The MULTIGROUP satellite would point nose down at the Earth, with its nest of antennas at the front and three solar panels sticking out at the back. But the aft rack of the MULTIGROUP Agena proved to be a poor location for the large antenna, because it would interfere with the solar panels that would be deployed in orbit. Engineers soon determined that the best location was the front of the MULTIGROUP satellite, which had gotten that name because of its ability to carry up to eight different payloads. Although the aft rack would not work, the front of the Agena presented problems as well because MULTIGROUP was crammed with payloads. The satellite already had three other outboard antennas, so packing an additional antenna into that space required careful planning—sort of like loading up a pack mule. Engineers came up with an unusual solution: a bulge in the side of the spacecraft’s payload fairing to fit the extra antenna for DONKEY.

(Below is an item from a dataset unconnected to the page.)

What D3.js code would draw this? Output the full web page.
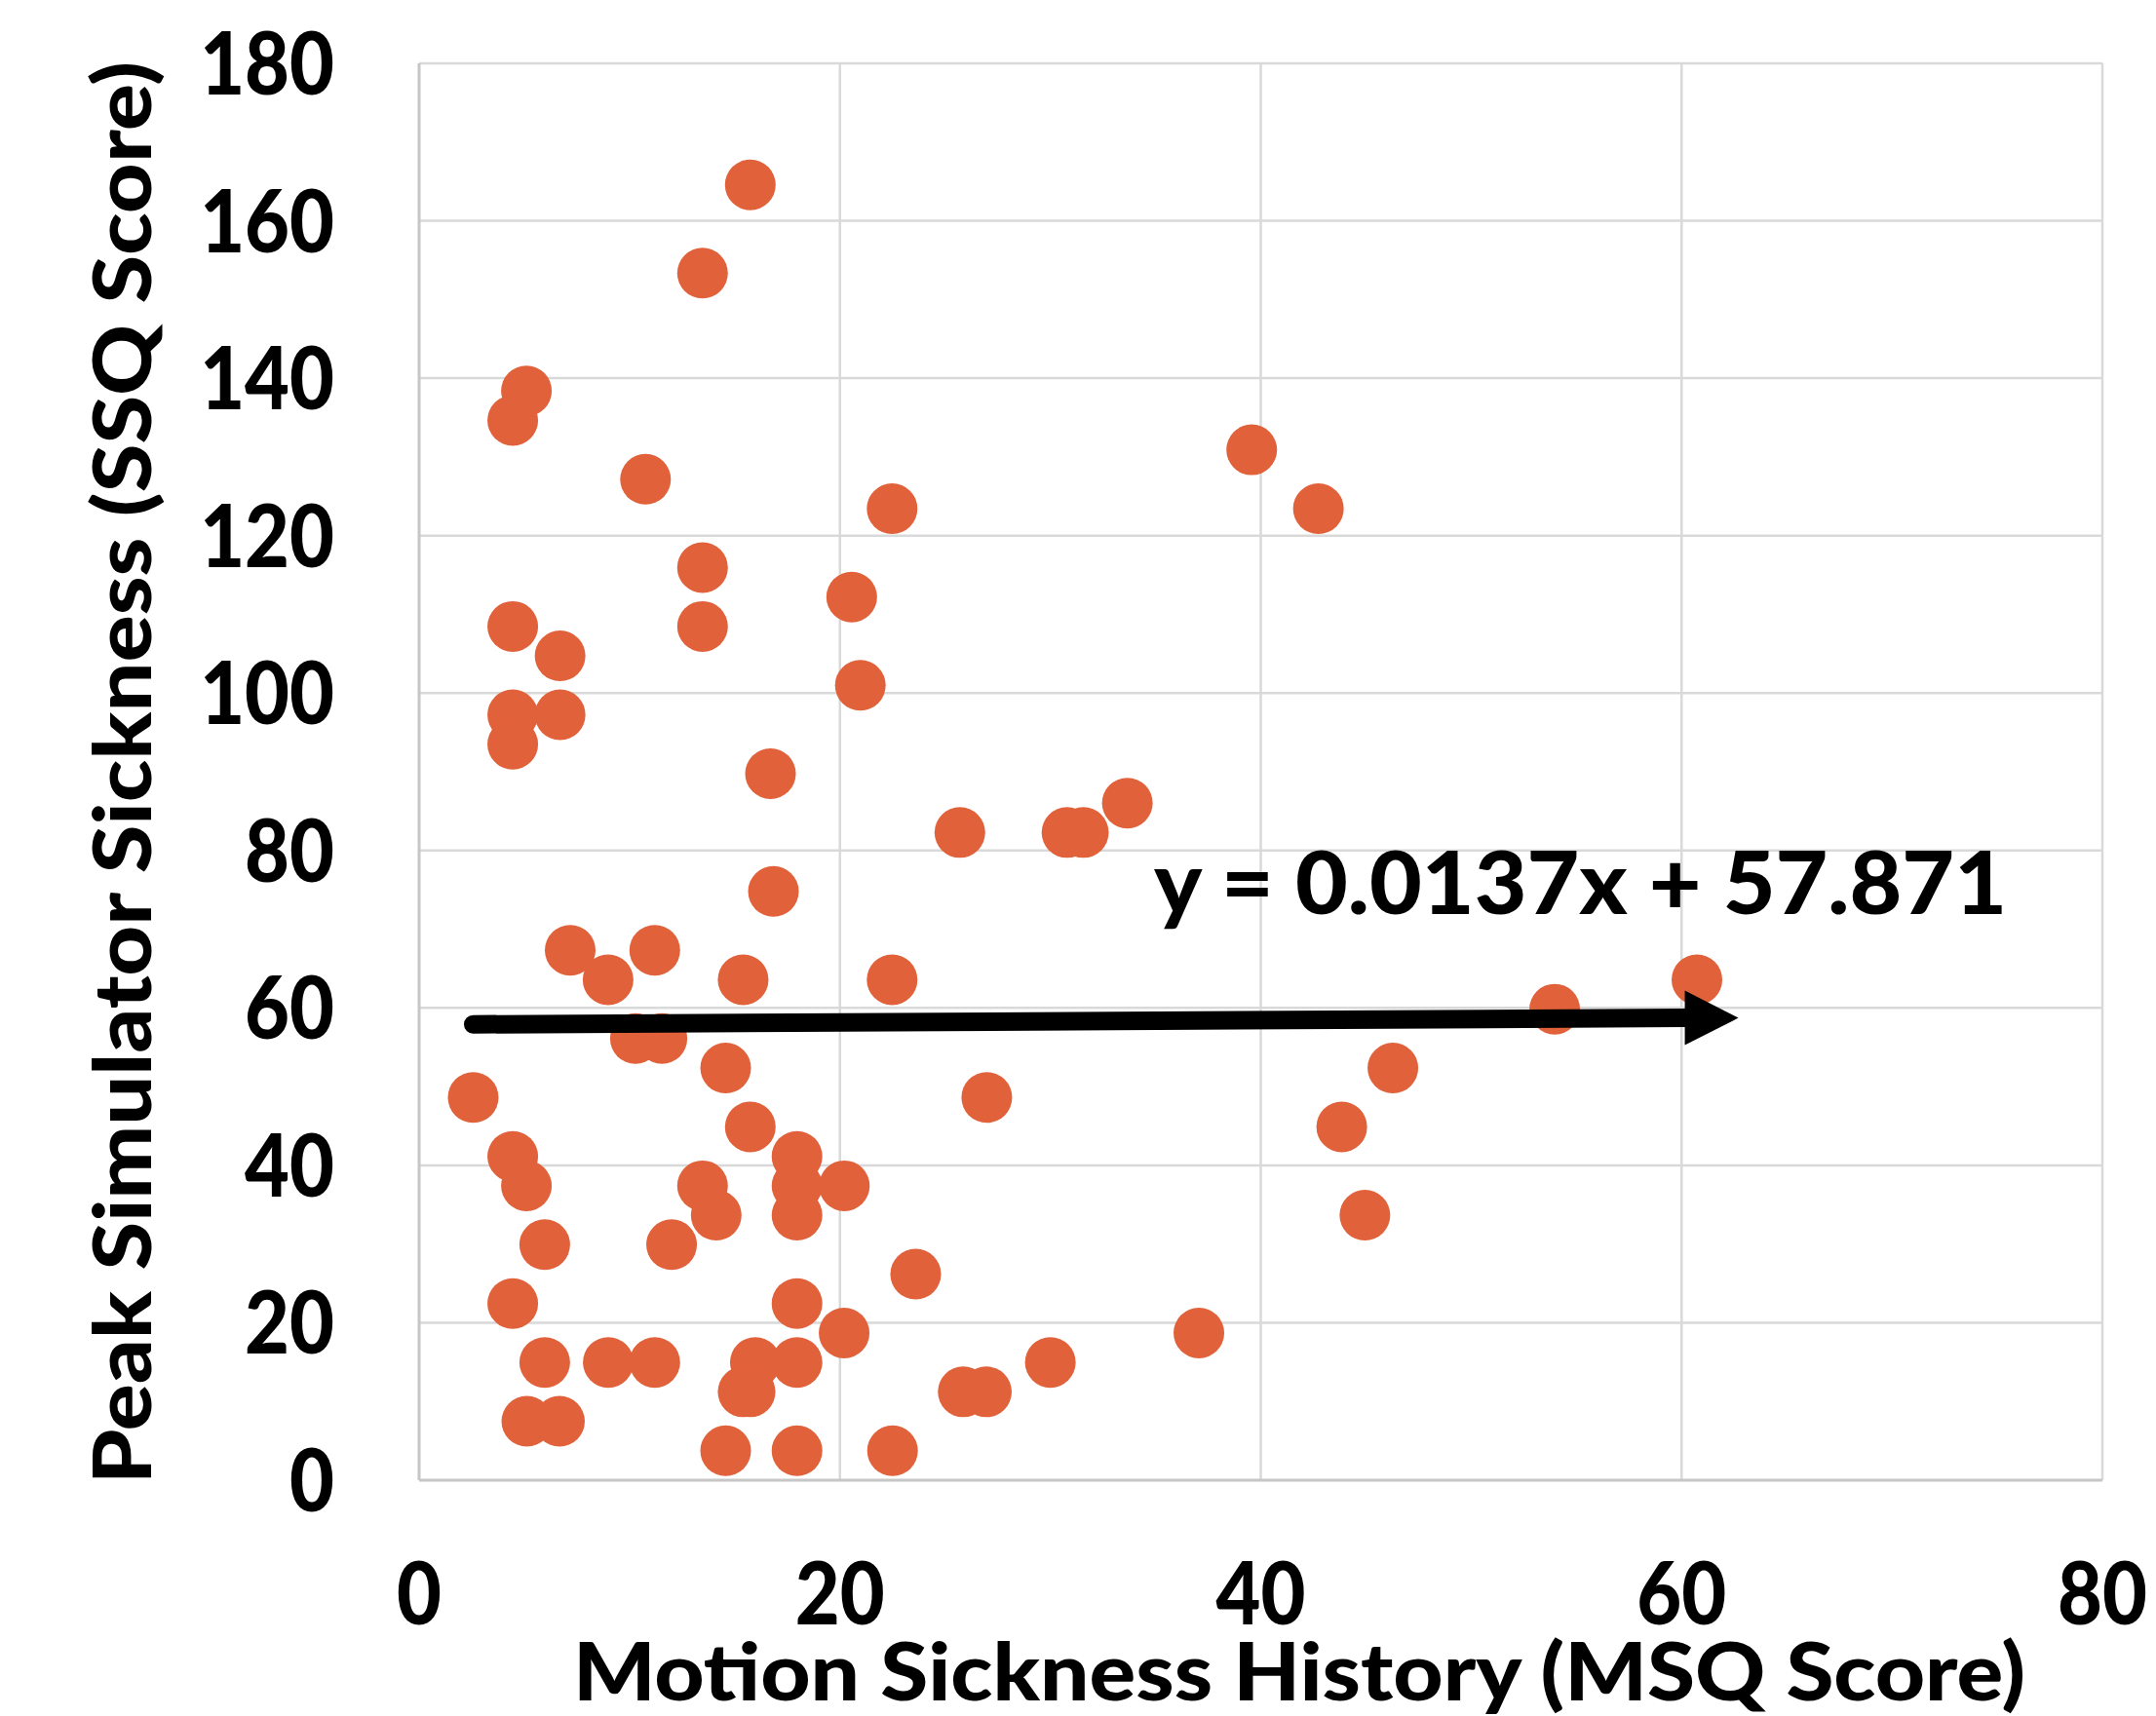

On July 24, 1967, the second MULTIGROUP satellite was launched carrying the DONKEY payload. After the Agena placed it in orbit and the payload fairing was jettisoned, the Agena pitched nose down and MULTIGROUP began deploying its antennas. Officially, the mission consisted of several MULTIGROUP payloads looking at a range of frequency bands, DONKEY, and another payload codenamed SETTER, named after a pointing dog because of its ability to accurately locate the emitters that it detected.

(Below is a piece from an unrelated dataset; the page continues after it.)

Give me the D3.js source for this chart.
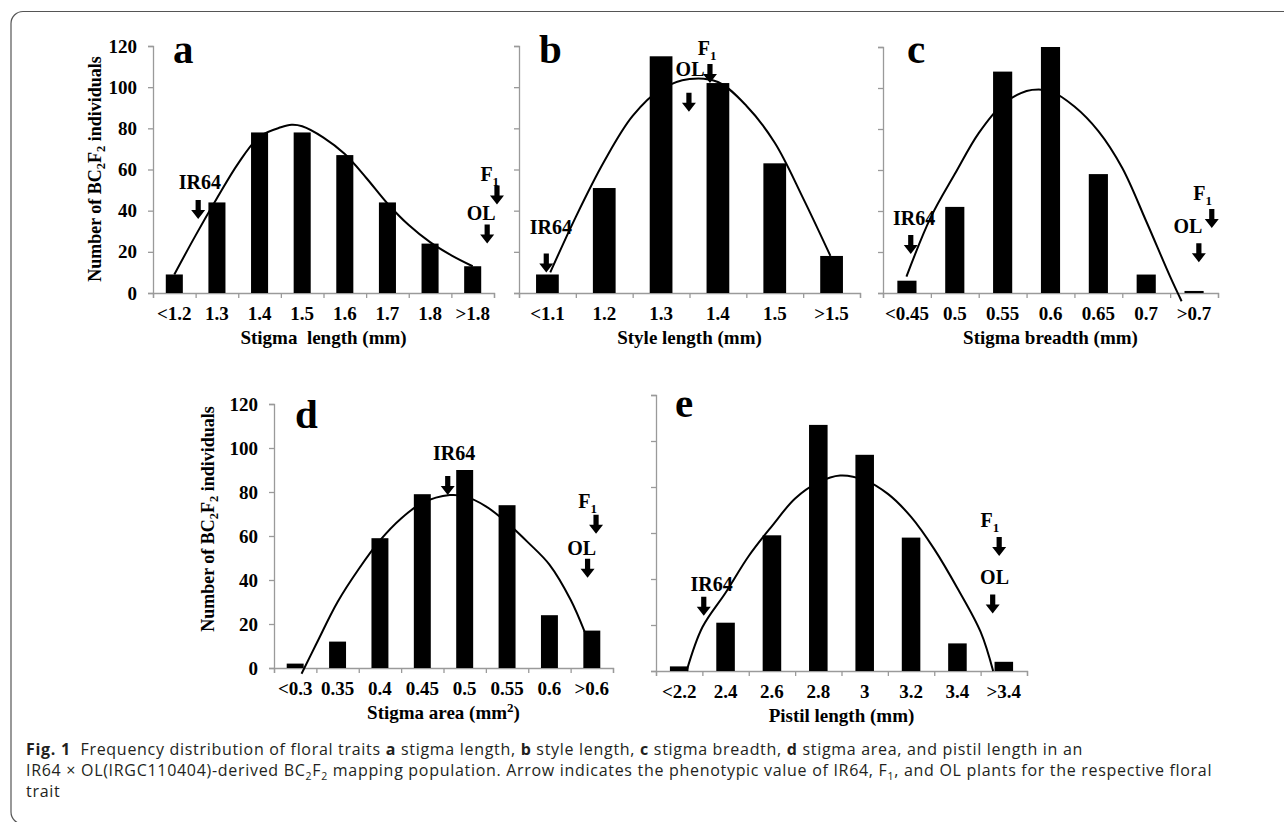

Although nobody knew it at the time, DONKEY turned out to be the only operational intelligence legacy of the Manned Orbiting Laboratory program.
DONKEY ran into problems almost immediately when its antenna pointing mechanism failed. This prevented it from performing the sidelobe collection mission. It could not gather signals for long enough to provide useful intelligence about them. It is unclear if SETTER provided location data for the things that DONKEY detected, but DONKEY was still able to map emitter locations in the Soviet Union, leading to development of a grid that indicated a large majority of the emitters throughout the Soviet landmass. That data proved valuable for later collection activities that remain classified.

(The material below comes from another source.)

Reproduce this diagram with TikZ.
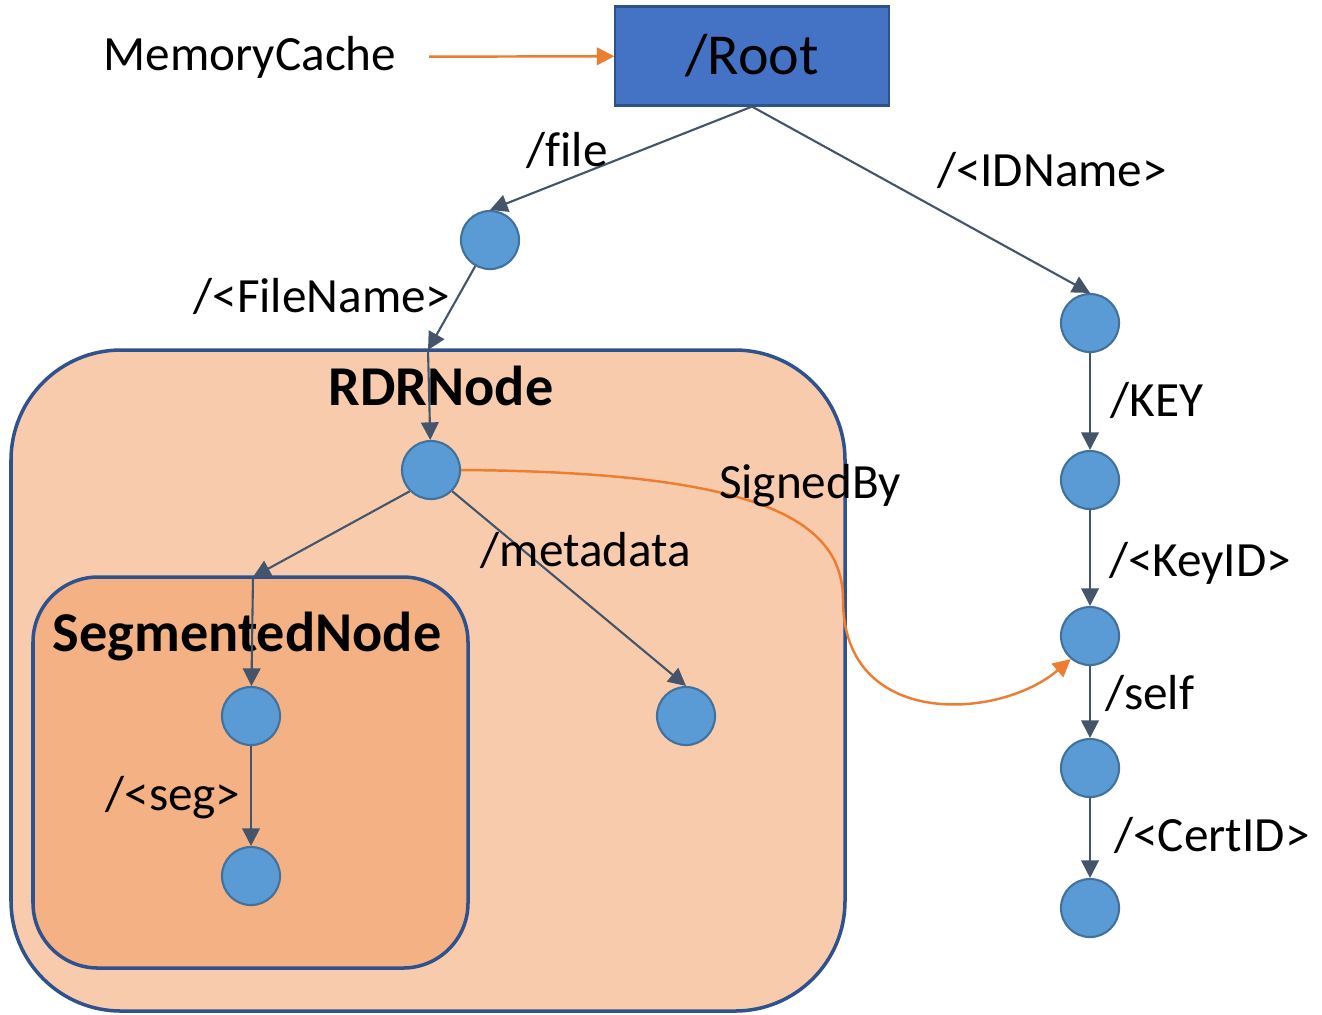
\documentclass[tikz,border=0pt]{standalone}
\usepackage{fontspec}
\setmainfont[Ligatures=NoCommon]{Carlito}
\usepackage{xcolor}
\usetikzlibrary{arrows.meta, positioning}
\definecolor{rootblue}{HTML}{4472C4}
\definecolor{boxline}{HTML}{2F528F}
\definecolor{circblue}{HTML}{5B9BD5}
\definecolor{circline}{HTML}{41719C}
\definecolor{edgeslate}{HTML}{44546A}
\definecolor{signorange}{HTML}{ED7D31}
\definecolor{rdrfill}{HTML}{F8CBAD}
\definecolor{segfill}{HTML}{F4B183}
\tikzstyle{rootbox} = [rectangle, minimum width=2.73cm, minimum height=0.99cm, draw=boxline, fill=rootblue, line width=0.6pt, font=\fontsize{16.5}{20}\selectfont]
\tikzstyle{dirnode} = [circle, minimum size=0.58cm, inner sep=0pt, draw=circline, fill=circblue, line width=0.6pt]
\tikzstyle{pathlabel} = [inner sep=0pt, font=\fontsize{14}{16}\selectfont]
\tikzstyle{boxlabel} = [inner sep=0pt, font=\fontsize{16}{18}\selectfont\bfseries]
\tikzstyle{container} = [draw=boxline, line width=1pt, rounded corners=1.1cm]
\tikzstyle{arrow} = [line width=0.6pt, draw=edgeslate, -{Triangle[length=5pt,width=5pt]}]
\tikzstyle{signarrow} = [line width=0.7pt, draw=signorange, -{Triangle[length=5pt,width=5pt]}]
\begin{document}
\begin{tikzpicture}[x=0.01cm, y=-0.01cm]
    \useasboundingbox (0,0) rectangle (1322,1014);

    % containers
    \draw [container, fill=rdrfill] (11,350) rectangle (845,1011);
    \draw [container, fill=segfill, rounded corners=0.65cm] (33,577) rectangle (468,968);
    \node (rdrlabel) [boxlabel] at (441,386) {RDRNode};
    \node (seglabel) [boxlabel] at (247,637) {SegmentedNode};
    \coordinate (rdrtop) at (428,350);
    \coordinate (segtop) at (253,577);

    % tree
    \node (cache) [pathlabel] at (250,57) {MemoryCache};
    \node (root) [rootbox] at (752,56) {/Root};
    \node (file) [dirnode] at (490,240) {};
    \node (rdr) [dirnode] at (431,470) {};
    \node (seg) [dirnode] at (251,716) {};
    \node (segpart) [dirnode] at (251,876) {};
    \node (meta) [dirnode] at (686,716) {};
    \node (idname) [dirnode] at (1090,323) {};
    \node (keydir) [dirnode] at (1090,480) {};
    \node (keyid) [dirnode] at (1090,636) {};
    \node (self) [dirnode] at (1090,768) {};
    \node (cert) [dirnode] at (1090,908) {};

    \draw [signarrow, shorten <=0.32cm] (cache) -- (root);
    \draw [arrow] (root.south) -- (file.north);
    \draw [arrow] (root.south) -- (idname.north);
    \draw [arrow] (file) -- (rdrtop);
    \draw [arrow] (rdrtop) -- (rdr);
    \draw [arrow] (rdr.-135) -- (segtop);
    \draw [arrow] (segtop) -- (seg);
    \draw [arrow] (seg) -- (segpart);
    \draw [arrow] (rdr.-45) -- (meta.north);
    \draw [arrow] (idname) -- (keydir);
    \draw [arrow] (keydir) -- (keyid);
    \draw [arrow] (keyid) -- (self);
    \draw [arrow] (self) -- (cert);
    \draw [signarrow] (rdr.east) .. controls (760,472) and (843,520) .. (843,600)
        .. controls (843,730) and (1000,720) .. (keyid.-130);

    \node [pathlabel] at (567,150) {/file};
    \node [pathlabel] at (1052,170) {/<IDName>};
    \node [pathlabel] at (322,296) {/<FileName>};
    \node [pathlabel] at (586,550) {/metadata};
    \node [pathlabel] at (173,798) {/<seg>};
    \node [pathlabel] at (810,486) {SignedBy};
    \node [pathlabel] at (1157,400) {/KEY};
    \node [pathlabel] at (1200,563) {/<KeyID>};
    \node [pathlabel] at (1150,693) {/self};
    \node [pathlabel] at (1212,835) {/<CertID>};
\end{tikzpicture}
\end{document}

DONKEY also made it possible to map communications facilities located at Sary Shagan, the sprawling Soviet radar and anti-ballistic missile testing facility on the edge of Lake Balkhash in Kazakhstan. Sary Shagan’s radars tracked ballistic missiles as well as satellites, but they also had to communicate with other facilities and Moscow, and DONKEY helped figure out how the place was connected.
DONKEY had an independent downlink and operated for 182 days, 30 days longer than the other MULTIGROUP payloads due to a failure of their data link transmitter. Although nobody knew it at the time, DONKEY turned out to be the only operational intelligence legacy of the Manned Orbiting Laboratory program. MOL was canceled two years after DONKEY flew, and none of its hardware made it into space. The little payload was the only MOL payload that sprouted wings and took flight.